▶ [DATA PROVIDED]
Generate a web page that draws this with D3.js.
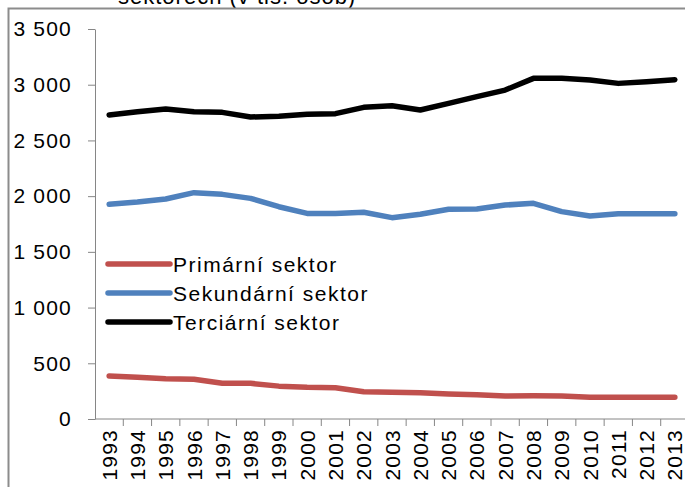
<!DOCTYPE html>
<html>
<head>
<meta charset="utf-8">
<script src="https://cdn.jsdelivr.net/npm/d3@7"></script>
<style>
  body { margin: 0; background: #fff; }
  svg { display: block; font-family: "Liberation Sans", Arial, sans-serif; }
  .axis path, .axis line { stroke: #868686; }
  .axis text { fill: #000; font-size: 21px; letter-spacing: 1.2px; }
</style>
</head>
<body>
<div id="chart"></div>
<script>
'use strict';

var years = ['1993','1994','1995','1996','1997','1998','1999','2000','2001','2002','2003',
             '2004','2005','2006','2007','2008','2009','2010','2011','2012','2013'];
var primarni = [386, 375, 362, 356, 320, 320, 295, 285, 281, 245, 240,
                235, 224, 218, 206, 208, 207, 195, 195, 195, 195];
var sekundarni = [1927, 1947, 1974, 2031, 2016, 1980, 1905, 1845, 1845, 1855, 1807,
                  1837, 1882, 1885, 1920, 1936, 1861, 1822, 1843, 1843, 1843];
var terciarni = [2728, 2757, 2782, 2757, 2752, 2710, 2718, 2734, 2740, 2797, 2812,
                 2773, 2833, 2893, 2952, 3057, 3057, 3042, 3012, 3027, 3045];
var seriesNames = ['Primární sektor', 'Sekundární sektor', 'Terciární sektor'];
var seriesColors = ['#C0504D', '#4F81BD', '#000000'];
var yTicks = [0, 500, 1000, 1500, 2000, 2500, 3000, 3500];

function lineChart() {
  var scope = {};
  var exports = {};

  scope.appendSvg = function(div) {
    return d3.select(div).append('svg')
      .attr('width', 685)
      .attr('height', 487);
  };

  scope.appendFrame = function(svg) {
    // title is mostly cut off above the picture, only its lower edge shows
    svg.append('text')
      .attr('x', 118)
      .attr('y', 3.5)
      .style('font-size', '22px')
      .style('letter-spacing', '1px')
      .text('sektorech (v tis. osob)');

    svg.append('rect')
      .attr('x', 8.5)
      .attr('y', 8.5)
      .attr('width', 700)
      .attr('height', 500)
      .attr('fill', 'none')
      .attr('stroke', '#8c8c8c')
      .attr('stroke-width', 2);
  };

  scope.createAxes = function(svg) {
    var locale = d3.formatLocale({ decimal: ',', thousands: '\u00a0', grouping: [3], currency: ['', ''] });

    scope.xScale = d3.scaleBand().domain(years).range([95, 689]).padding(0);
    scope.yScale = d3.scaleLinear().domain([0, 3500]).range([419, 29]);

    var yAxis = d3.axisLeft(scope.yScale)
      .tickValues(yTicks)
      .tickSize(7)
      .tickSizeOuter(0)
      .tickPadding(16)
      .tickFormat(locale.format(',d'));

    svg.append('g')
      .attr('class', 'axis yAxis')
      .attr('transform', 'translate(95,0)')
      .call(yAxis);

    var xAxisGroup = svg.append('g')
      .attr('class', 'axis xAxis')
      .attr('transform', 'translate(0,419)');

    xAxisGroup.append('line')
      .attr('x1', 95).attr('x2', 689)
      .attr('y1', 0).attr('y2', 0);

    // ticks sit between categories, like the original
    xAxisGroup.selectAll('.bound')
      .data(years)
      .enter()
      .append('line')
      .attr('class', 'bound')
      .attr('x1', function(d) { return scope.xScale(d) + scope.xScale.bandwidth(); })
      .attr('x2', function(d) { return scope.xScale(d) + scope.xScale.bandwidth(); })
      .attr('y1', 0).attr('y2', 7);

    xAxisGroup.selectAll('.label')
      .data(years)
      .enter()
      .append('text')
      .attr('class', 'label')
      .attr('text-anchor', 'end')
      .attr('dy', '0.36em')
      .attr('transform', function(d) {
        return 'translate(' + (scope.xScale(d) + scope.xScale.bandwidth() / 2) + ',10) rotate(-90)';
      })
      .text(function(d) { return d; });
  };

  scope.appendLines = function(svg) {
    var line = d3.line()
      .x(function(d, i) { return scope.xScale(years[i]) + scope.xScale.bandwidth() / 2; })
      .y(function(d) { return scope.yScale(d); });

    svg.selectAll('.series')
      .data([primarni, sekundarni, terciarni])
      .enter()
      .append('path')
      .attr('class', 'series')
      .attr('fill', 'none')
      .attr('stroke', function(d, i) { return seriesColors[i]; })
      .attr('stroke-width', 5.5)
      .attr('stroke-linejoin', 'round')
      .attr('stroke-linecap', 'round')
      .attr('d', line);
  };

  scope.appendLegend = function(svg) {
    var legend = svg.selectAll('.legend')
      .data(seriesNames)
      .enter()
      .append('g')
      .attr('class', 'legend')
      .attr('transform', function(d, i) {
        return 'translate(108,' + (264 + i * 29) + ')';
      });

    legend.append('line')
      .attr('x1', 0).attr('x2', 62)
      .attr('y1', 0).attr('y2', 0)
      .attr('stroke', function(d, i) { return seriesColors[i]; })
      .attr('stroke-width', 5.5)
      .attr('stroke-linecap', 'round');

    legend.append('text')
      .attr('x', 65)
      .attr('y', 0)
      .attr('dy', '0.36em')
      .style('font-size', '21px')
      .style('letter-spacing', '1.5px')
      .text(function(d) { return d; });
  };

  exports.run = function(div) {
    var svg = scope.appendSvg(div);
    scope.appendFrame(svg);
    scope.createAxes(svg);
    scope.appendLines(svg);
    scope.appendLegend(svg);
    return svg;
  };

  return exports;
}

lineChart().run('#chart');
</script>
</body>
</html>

▶ [STATED GOAL] Write out the whole listing exactly, and drop the pictures.

▶ [RESULT BELOW]
Generate a web page that draws this with D3.js.
<!DOCTYPE html>
<html>
<head>
<meta charset="utf-8">
<script src="https://cdn.jsdelivr.net/npm/d3@7"></script>
<style>
  body { margin: 0; background: #fff; }
  svg { display: block; font-family: "Liberation Sans", Arial, sans-serif; }
  .axis path, .axis line { stroke: #868686; }
  .axis text { fill: #000; font-size: 21px; letter-spacing: 1.2px; }
</style>
</head>
<body>
<div id="chart"></div>
<script>
'use strict';

var years = ['1993','1994','1995','1996','1997','1998','1999','2000','2001','2002','2003',
             '2004','2005','2006','2007','2008','2009','2010','2011','2012','2013'];
var primarni = [386, 375, 362, 356, 320, 320, 295, 285, 281, 245, 240,
                235, 224, 218, 206, 208, 207, 195, 195, 195, 195];
var sekundarni = [1927, 1947, 1974, 2031, 2016, 1980, 1905, 1845, 1845, 1855, 1807,
                  1837, 1882, 1885, 1920, 1936, 1861, 1822, 1843, 1843, 1843];
var terciarni = [2728, 2757, 2782, 2757, 2752, 2710, 2718, 2734, 2740, 2797, 2812,
                 2773, 2833, 2893, 2952, 3057, 3057, 3042, 3012, 3027, 3045];
var seriesNames = ['Primární sektor', 'Sekundární sektor', 'Terciární sektor'];
var seriesColors = ['#C0504D', '#4F81BD', '#000000'];
var yTicks = [0, 500, 1000, 1500, 2000, 2500, 3000, 3500];

function lineChart() {
  var scope = {};
  var exports = {};

  scope.appendSvg = function(div) {
    return d3.select(div).append('svg')
      .attr('width', 685)
      .attr('height', 487);
  };

  scope.appendFrame = function(svg) {
    // title is mostly cut off above the picture, only its lower edge shows
    svg.append('text')
      .attr('x', 118)
      .attr('y', 3.5)
      .style('font-size', '22px')
      .style('letter-spacing', '1px')
      .text('sektorech (v tis. osob)');

    svg.append('rect')
      .attr('x', 8.5)
      .attr('y', 8.5)
      .attr('width', 700)
      .attr('height', 500)
      .attr('fill', 'none')
      .attr('stroke', '#8c8c8c')
      .attr('stroke-width', 2);
  };

  scope.createAxes = function(svg) {
    var locale = d3.formatLocale({ decimal: ',', thousands: '\u00a0', grouping: [3], currency: ['', ''] });

    scope.xScale = d3.scaleBand().domain(years).range([95, 689]).padding(0);
    scope.yScale = d3.scaleLinear().domain([0, 3500]).range([419, 29]);

    var yAxis = d3.axisLeft(scope.yScale)
      .tickValues(yTicks)
      .tickSize(7)
      .tickSizeOuter(0)
      .tickPadding(16)
      .tickFormat(locale.format(',d'));

    svg.append('g')
      .attr('class', 'axis yAxis')
      .attr('transform', 'translate(95,0)')
      .call(yAxis);

    var xAxisGroup = svg.append('g')
      .attr('class', 'axis xAxis')
      .attr('transform', 'translate(0,419)');

    xAxisGroup.append('line')
      .attr('x1', 95).attr('x2', 689)
      .attr('y1', 0).attr('y2', 0);

    // ticks sit between categories, like the original
    xAxisGroup.selectAll('.bound')
      .data(years)
      .enter()
      .append('line')
      .attr('class', 'bound')
      .attr('x1', function(d) { return scope.xScale(d) + scope.xScale.bandwidth(); })
      .attr('x2', function(d) { return scope.xScale(d) + scope.xScale.bandwidth(); })
      .attr('y1', 0).attr('y2', 7);

    xAxisGroup.selectAll('.label')
      .data(years)
      .enter()
      .append('text')
      .attr('class', 'label')
      .attr('text-anchor', 'end')
      .attr('dy', '0.36em')
      .attr('transform', function(d) {
        return 'translate(' + (scope.xScale(d) + scope.xScale.bandwidth() / 2) + ',10) rotate(-90)';
      })
      .text(function(d) { return d; });
  };

  scope.appendLines = function(svg) {
    var line = d3.line()
      .x(function(d, i) { return scope.xScale(years[i]) + scope.xScale.bandwidth() / 2; })
      .y(function(d) { return scope.yScale(d); });

    svg.selectAll('.series')
      .data([primarni, sekundarni, terciarni])
      .enter()
      .append('path')
      .attr('class', 'series')
      .attr('fill', 'none')
      .attr('stroke', function(d, i) { return seriesColors[i]; })
      .attr('stroke-width', 5.5)
      .attr('stroke-linejoin', 'round')
      .attr('stroke-linecap', 'round')
      .attr('d', line);
  };

  scope.appendLegend = function(svg) {
    var legend = svg.selectAll('.legend')
      .data(seriesNames)
      .enter()
      .append('g')
      .attr('class', 'legend')
      .attr('transform', function(d, i) {
        return 'translate(108,' + (264 + i * 29) + ')';
      });

    legend.append('line')
      .attr('x1', 0).attr('x2', 62)
      .attr('y1', 0).attr('y2', 0)
      .attr('stroke', function(d, i) { return seriesColors[i]; })
      .attr('stroke-width', 5.5)
      .attr('stroke-linecap', 'round');

    legend.append('text')
      .attr('x', 65)
      .attr('y', 0)
      .attr('dy', '0.36em')
      .style('font-size', '21px')
      .style('letter-spacing', '1.5px')
      .text(function(d) { return d; });
  };

  exports.run = function(div) {
    var svg = scope.appendSvg(div);
    scope.appendFrame(svg);
    scope.createAxes(svg);
    scope.appendLines(svg);
    scope.appendLegend(svg);
    return svg;
  };

  return exports;
}

lineChart().run('#chart');
</script>
</body>
</html>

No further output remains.